Filipe Anacoreta Correia, do CDS,  tentava um silogismo: “O Governo está contra os trabalhadores. Se o PCP está com o Governo, logo, o PCP está contra os trabalhadores”. Adão Silva, do PSD, acusou os comunistas de estarem “no exercício táctico de tentar entalar o PS” e Sandra Pereira, da mesma bancada argumentava que “nesta altura do ano o PCP inicia o seu processo de metamorfose em que passa de parceiro do Governo a porta-voz dos sindicatos”. E aproveitou umas declarações recentes do líder comunista, Jerónimo de Sousa, para dizer que “a inquietação do PCP é a de quem ora é poder, ora é oposição.

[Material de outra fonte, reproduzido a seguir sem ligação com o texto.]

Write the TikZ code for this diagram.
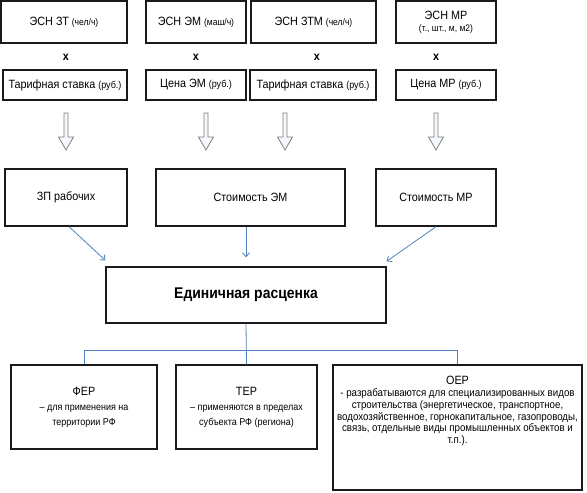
\documentclass[tikz,border=0pt]{standalone}
\usepackage{fontspec}
\setmainfont{Liberation Sans}[FakeStretch=0.9]
\usetikzlibrary{arrows.meta}
\usetikzlibrary{positioning}
\definecolor{prink}{HTML}{1A1A1A}
\definecolor{prblue}{HTML}{4F81BD}
\definecolor{prgray}{HTML}{7F7F7F}
\definecolor{prhollowfill}{HTML}{F4F7FB}
\tikzset{
  prbox/.style={
    draw=prink, line width=1.3pt, inner sep=2pt, align=center,
    font=\fontsize{12}{14}\selectfont},
  prkind/.style={prbox, font=\fontsize{10}{15}\selectfont},
  prmul/.style={font=\bfseries\fontsize{12}{14}\selectfont, inner sep=1pt},
  prhollow/.style={
    draw=prgray, fill=prhollowfill, line width=0.8pt, line join=miter},
  prlink/.style={
    draw=prblue, line width=0.8pt,
    -{Straight Barb[length=4pt, width=7pt]}},
  prtree/.style={draw=prblue, line width=0.8pt},
  prnote/.style={align=center, font=\fontsize{10.8}{11.7}\selectfont,
    inner sep=0pt},
}
\newcommand{\prunit}[1]{{\fontsize{9.5}{11}\selectfont #1}}
\newcommand{\prprice}[1]{{\fontsize{10}{12}\selectfont #1}}
\newcommand{\prtitle}[1]{{\fontsize{12}{14}\selectfont #1}}

\begin{document}
\begin{tikzpicture}[x=1pt, y=-1pt]
\useasboundingbox (0,0) rectangle (587,493);

% Resource norms (ESN) per column.
\node[prbox, minimum width=126pt, minimum height=42pt] (esnzt)
  at (64,22) {ЭСН ЗТ \prunit{(чел/ч)}};
\node[prbox, minimum width=100pt, minimum height=42pt] (esnem)
  at (196,22) {ЭСН ЭМ \prunit{(маш/ч)}};
\node[prbox, minimum width=125pt, minimum height=42pt] (esnztm)
  at (313.5,22) {ЭСН ЗТМ \prunit{(чел/ч)}};
\node[prbox, minimum width=100pt, minimum height=42pt] (esnmr)
  at (446,22) {ЭСН МР\\[-2pt]\prunit{(т., шт., м, м2)}};

% Multiplication marks between norm and price.
\foreach \cx [count=\i] in {66,196,317,436} {
  \node[prmul] (mul\i) at (\cx,57) {х};
}

% Unit prices.
\node[prbox, minimum width=124pt, minimum height=30pt] (tarzt)
  at (65,85) {Тарифная ставка \prprice{(руб.)}};
\node[prbox, minimum width=100pt, minimum height=30pt] (cenaem)
  at (196,85) {Цена ЭМ \prprice{(руб.)}};
\node[prbox, minimum width=126pt, minimum height=30pt] (tarztm)
  at (313,85) {Тарифная ставка \prprice{(руб.)}};
\node[prbox, minimum width=100pt, minimum height=30pt] (cenamr)
  at (446,85) {Цена МР \prprice{(руб.)}};

% Hollow arrows down to the cost boxes (shaft 113..137, tip at 150).
\foreach \cx [count=\i] in {66,206,285,436} {
  \coordinate (down\i) at (\cx,113);
  \draw[prhollow] ([xshift=-2pt]down\i) -- ++(0,24) -- ++(-5.5,0)
    -- ++(7.5,13) -- ++(7.5,-13) -- ++(-5.5,0) -- ++(0,-24) -- cycle;
}

% Cost components.
\node[prbox, minimum width=122pt, minimum height=57pt] (zp)
  at (66,197.5) {ЗП рабочих};
\node[prbox, minimum width=189pt, minimum height=57pt] (stem)
  at (250.5,197.5) {Стоимость ЭМ};
\node[prbox, minimum width=120pt, minimum height=57pt] (stmr)
  at (436,197.5) {Стоимость МР};

% Unit rate.
\node[prbox, minimum width=280pt, minimum height=56pt,
      font=\bfseries\fontsize{15.5}{18}\selectfont] (er)
  at (246,295) {Единичная расценка};

\draw[prlink] ([xshift=3pt]zp.south) -- ([yshift=6pt]er.north west);
\draw[prlink] (stem.south -| er.north) -- ([yshift=9pt]er.north);
\draw[prlink] (stmr.south) -- ([yshift=5pt]er.north east);

% Kinds of unit rates.
\node[prkind, minimum width=146pt, minimum height=84pt] (fer)
  at (84,407) {\prtitle{ФЕР}\\– для применения на\\территории РФ};
\node[prkind, minimum width=141pt, minimum height=84pt] (ter)
  at (246.5,407) {\prtitle{ТЕР}\\– применяются в пределах\\субъекта РФ (региона)};
\node[prbox, minimum width=249pt, minimum height=125pt] (oer)
  at (457.5,427.5) {};
\node[prnote, anchor=north] (oertext) at ([yshift=-12pt]oer.north)
  {\prtitle{ОЕР}\\
   - разрабатываются для специализированных видов\\
   строительства (энергетическое, транспортное,\\
   водохозяйственное, горнокапитальное, газопроводы,\\
   связь, отдельные виды промышленных объектов и\\
   т.п.).};

\coordinate (split) at (er.south |- 0,350);
\draw[prtree] (er.south) -- (ter.north);
\draw[prtree] (fer.north) -- (fer.north |- split)
  -- (oer.north |- split) -- (oer.north);

\end{tikzpicture}
\end{document}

Ora está aqui dentro a votar Orçamento ao lado do Governo, ora está lá fora com cartazes a exigir a revogação de normas da lei laboral”.

Esta quarta-feira, os participantes da manifestação da CGTP que iam concentrar-se em frente da Assembleia da República (entre eles o secretário-geral da central sindical Arménio Carlos) acabaram por entrar para as galerias do plenário, por causa da chuva, assistindo ao debate.

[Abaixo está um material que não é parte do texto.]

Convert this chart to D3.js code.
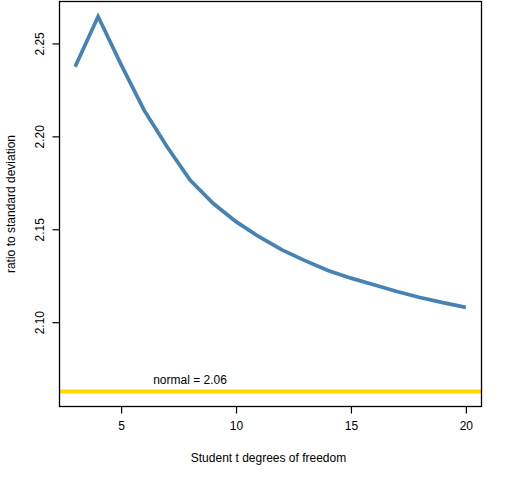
<!DOCTYPE html>
<html>
<head>
<meta charset="utf-8">
<script src="https://cdn.jsdelivr.net/npm/d3@7"></script>
<style>
  body { margin: 0; background: #fff; }
  text { font-family: "Liberation Sans", Arial, sans-serif; fill: #000; }
</style>
</head>
<body>
<svg id="chart" width="512" height="480"></svg>
<script>
// degrees of freedom and ratio to standard deviation
let dof = [3, 4, 5, 6, 7, 8, 9, 10, 11, 12, 13, 14, 15, 16, 17, 18, 19, 20];
let ratio = [2.2375, 2.2645, 2.2386, 2.2141, 2.1944, 2.1765, 2.1640, 2.1541, 2.1460,
             2.1389, 2.1331, 2.1278, 2.1237, 2.1201, 2.1165, 2.1133, 2.1105, 2.1080];
let normalRatio = 2.0627;
let xTicks = [5, 10, 15, 20];
let yTicks = [2.10, 2.15, 2.20, 2.25];

let plotLeft = 59.5, plotRight = 481.5, plotTop = 1.5, plotBottom = 406.5;

let svg = d3.select('#chart');

// R style 4% padding on both axes
function padded(lo, hi) {
    let d = (hi - lo) * 0.04;
    return [lo - d, hi + d];
}

let x = d3.scaleLinear()
    .domain(padded(d3.min(dof), d3.max(dof)))
    .range([plotLeft, plotRight]);

let y = d3.scaleLinear()
    .domain(padded(Math.min(normalRatio, d3.min(ratio)), d3.max(ratio)))
    .range([plotBottom, plotTop]);

// normal reference line
svg.append('line')
    .attr('x1', plotLeft).attr('x2', plotRight)
    .attr('y1', y(normalRatio)).attr('y2', y(normalRatio))
    .attr('stroke', '#FFD700')
    .attr('stroke-width', 4);

svg.append('text')
    .attr('x', x(8))
    .attr('y', y(normalRatio) - 8)
    .attr('text-anchor', 'middle')
    .style('font-size', '12px')
    .text('normal = ' + normalRatio.toFixed(2));

// the curve
let line = d3.line()
    .x(function(d, i) { return x(dof[i]); })
    .y(function(d) { return y(d); });

svg.append('path')
    .datum(ratio)
    .attr('d', line)
    .attr('fill', 'none')
    .attr('stroke', '#4682B4')
    .attr('stroke-width', 3.7)
    .attr('stroke-linejoin', 'miter');

// box
svg.append('rect')
    .attr('x', plotLeft).attr('y', plotTop)
    .attr('width', plotRight - plotLeft).attr('height', plotBottom - plotTop)
    .attr('fill', 'none')
    .attr('stroke', '#000')
    .attr('stroke-width', 1.3);

// axes
let xAxis = svg.append('g')
    .attr('transform', 'translate(0,' + plotBottom + ')')
    .call(d3.axisBottom(x).tickValues(xTicks).tickSize(7).tickPadding(8).tickSizeOuter(0));
xAxis.select('.domain').remove();
xAxis.selectAll('line').attr('stroke-width', 1.2);
xAxis.selectAll('text')
    .style('font-size', '12px')
    .style('font-family', '"Liberation Sans", Arial, sans-serif');

let yAxis = svg.append('g')
    .attr('transform', 'translate(' + plotLeft + ',0)')
    .call(d3.axisLeft(y).tickValues(yTicks).tickSize(7).tickFormat(d3.format('.2f')));
yAxis.select('.domain').remove();
yAxis.selectAll('line').attr('stroke-width', 1.2);
yAxis.selectAll('text')
    .attr('x', null).attr('dy', null)
    .attr('text-anchor', 'middle')
    .attr('transform', 'translate(-16,0) rotate(-90)')
    .style('font-size', '12px')
    .style('font-family', '"Liberation Sans", Arial, sans-serif');

// axis titles
svg.append('text')
    .attr('x', (plotLeft + plotRight) / 2 - 2)
    .attr('y', 462)
    .attr('text-anchor', 'middle')
    .style('font-size', '12px')
    .text('Student t degrees of freedom');

svg.append('text')
    .attr('transform', 'translate(15,' + (plotTop + plotBottom) / 2 + ') rotate(-90)')
    .attr('text-anchor', 'middle')
    .style('font-size', '12px')
    .text('ratio to standard deviation');
</script>
</body>
</html>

No Bloco de Esquerda, a descolagem face ao PS não era tão pronunciada, com José Soeiro a apontar o copo meio cheio da “geringonça”: “O país tem uma maioria política que contrasta com os anos da troika e da direita, tem um Governo distinto do anterior, tem uma política económica com uma orientação diferente”. Depois acabava por concluir que o Executivo socialista “tem, no essencial, a mesma lei laboral do PSD e do CDS, essa lei é um entrave à democracia”. Ao contrário dos comunistas, os bloquistas aceitaram que o seu projeto sobre o banco de horas individual não fosse votado já, ficando na comissão parlamentar de Trabalho a aguardar pelo que virá do Governo. Na votação sobre esta matéria, o PS absteve-se no projeto do PCP, mas já sabia que não era suficiente para o salvar.

A votação não surpreendeu. Ainda assim, houve quatro deputados socialistas que anunciaram que iam fazer declarações de voto sobre a votação dos projetos da legislação laboral. Isabel Moreira, Ascenso Simões, Joaquim Raposo e João Soares. Ao Observador, Ascenso Simões explicou que a sua discordância é sobre os projetos da esquerda: “O Parlamento debate alterações ao Código do Trabalho que dizem pouco aos setores mais dinâmicos da economia portuguesa e não têm qualquer relação com as prioridades dos jovens portugueses”. Os restantes deputados do PS ainda não tinham as declarações de voto prontas à hora da publicação deste texto.